When I encounter a technology or concept that’s new to me, the best and worst sides of my character emerge. The good side is that I’m very persistent and will investigate the new topic until I really understand it. But this is my bad side too because I typically get obsessed and just can’t leave the new topic alone, even when the topic isn’t super important. The topic of self-organizing maps for example.
There’s a close relationship between obsession and passion.
So, this morning I set out to do an end-to-end creation of a self-organizing map (SOM), from scratch, using Python.
Conceptually, SOMs aren’t difficult to grasp, but as always, when implementing, all kinds of details pop up. Well, after a bit of work, I’m satisfied I really, really understand SOMs.
I used the UCI Digits Dataset which is 1,797 8×8 crude handwritten digits, ‘0’ through ‘9’. After creating the SOM for the data, I generated a U-Matrix. There’s a ton of not-entirely-correct information about U-Matrices on the Internet. The idea is that black areas represent similar data items and white areas indicate borders. But interpreting a U-Matrix is very subjective.

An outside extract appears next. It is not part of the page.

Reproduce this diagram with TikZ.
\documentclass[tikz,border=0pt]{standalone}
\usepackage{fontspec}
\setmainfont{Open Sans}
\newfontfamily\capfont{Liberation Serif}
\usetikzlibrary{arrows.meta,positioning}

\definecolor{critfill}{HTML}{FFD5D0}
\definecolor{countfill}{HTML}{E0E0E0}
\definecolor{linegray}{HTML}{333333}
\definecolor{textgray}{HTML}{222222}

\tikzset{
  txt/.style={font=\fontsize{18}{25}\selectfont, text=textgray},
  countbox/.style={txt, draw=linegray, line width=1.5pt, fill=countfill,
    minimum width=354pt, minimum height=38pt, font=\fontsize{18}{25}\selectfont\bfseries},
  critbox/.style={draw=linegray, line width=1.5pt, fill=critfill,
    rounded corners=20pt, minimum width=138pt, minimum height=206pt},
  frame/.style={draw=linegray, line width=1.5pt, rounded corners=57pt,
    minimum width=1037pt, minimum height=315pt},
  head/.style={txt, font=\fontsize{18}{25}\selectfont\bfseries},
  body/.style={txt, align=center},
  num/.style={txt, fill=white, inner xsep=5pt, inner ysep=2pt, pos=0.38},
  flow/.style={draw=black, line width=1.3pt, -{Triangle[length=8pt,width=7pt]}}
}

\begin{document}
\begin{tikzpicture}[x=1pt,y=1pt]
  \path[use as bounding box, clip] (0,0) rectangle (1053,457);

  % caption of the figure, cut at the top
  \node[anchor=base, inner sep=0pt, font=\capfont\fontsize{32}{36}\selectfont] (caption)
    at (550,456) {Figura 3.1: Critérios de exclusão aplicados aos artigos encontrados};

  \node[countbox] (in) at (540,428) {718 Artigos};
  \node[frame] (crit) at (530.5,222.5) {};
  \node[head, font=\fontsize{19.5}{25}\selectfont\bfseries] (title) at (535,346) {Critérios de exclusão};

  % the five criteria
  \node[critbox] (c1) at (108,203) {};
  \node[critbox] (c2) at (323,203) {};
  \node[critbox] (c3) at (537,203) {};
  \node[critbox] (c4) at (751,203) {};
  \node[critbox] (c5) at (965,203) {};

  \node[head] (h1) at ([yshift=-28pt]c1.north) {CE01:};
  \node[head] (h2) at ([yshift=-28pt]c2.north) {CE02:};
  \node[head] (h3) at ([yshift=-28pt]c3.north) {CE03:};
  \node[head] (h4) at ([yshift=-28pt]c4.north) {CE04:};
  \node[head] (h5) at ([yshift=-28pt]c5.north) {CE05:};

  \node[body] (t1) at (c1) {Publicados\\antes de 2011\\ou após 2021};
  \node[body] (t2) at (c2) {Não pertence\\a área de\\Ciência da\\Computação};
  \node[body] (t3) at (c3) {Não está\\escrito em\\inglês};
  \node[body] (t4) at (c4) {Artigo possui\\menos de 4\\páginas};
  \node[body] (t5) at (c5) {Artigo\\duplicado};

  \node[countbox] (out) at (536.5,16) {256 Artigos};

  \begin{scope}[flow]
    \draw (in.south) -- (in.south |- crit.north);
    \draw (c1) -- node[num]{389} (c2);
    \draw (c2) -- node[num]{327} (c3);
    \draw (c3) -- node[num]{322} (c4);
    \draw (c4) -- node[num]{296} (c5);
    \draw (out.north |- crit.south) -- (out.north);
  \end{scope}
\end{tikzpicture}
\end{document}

Because my source data has labels, it was possible to generate a second visualization. This second graph shows relationships between different data items. For example, the 1s (in orange) are similar to the 4s (in dark green) because those two colors are close geometrically. This makes sense because 1s and 4s have a similar vertical stroke.
When I get some free time, I’ll clean up the Python code and publish it, either here on my blog site or in Visual Studio Magazine online.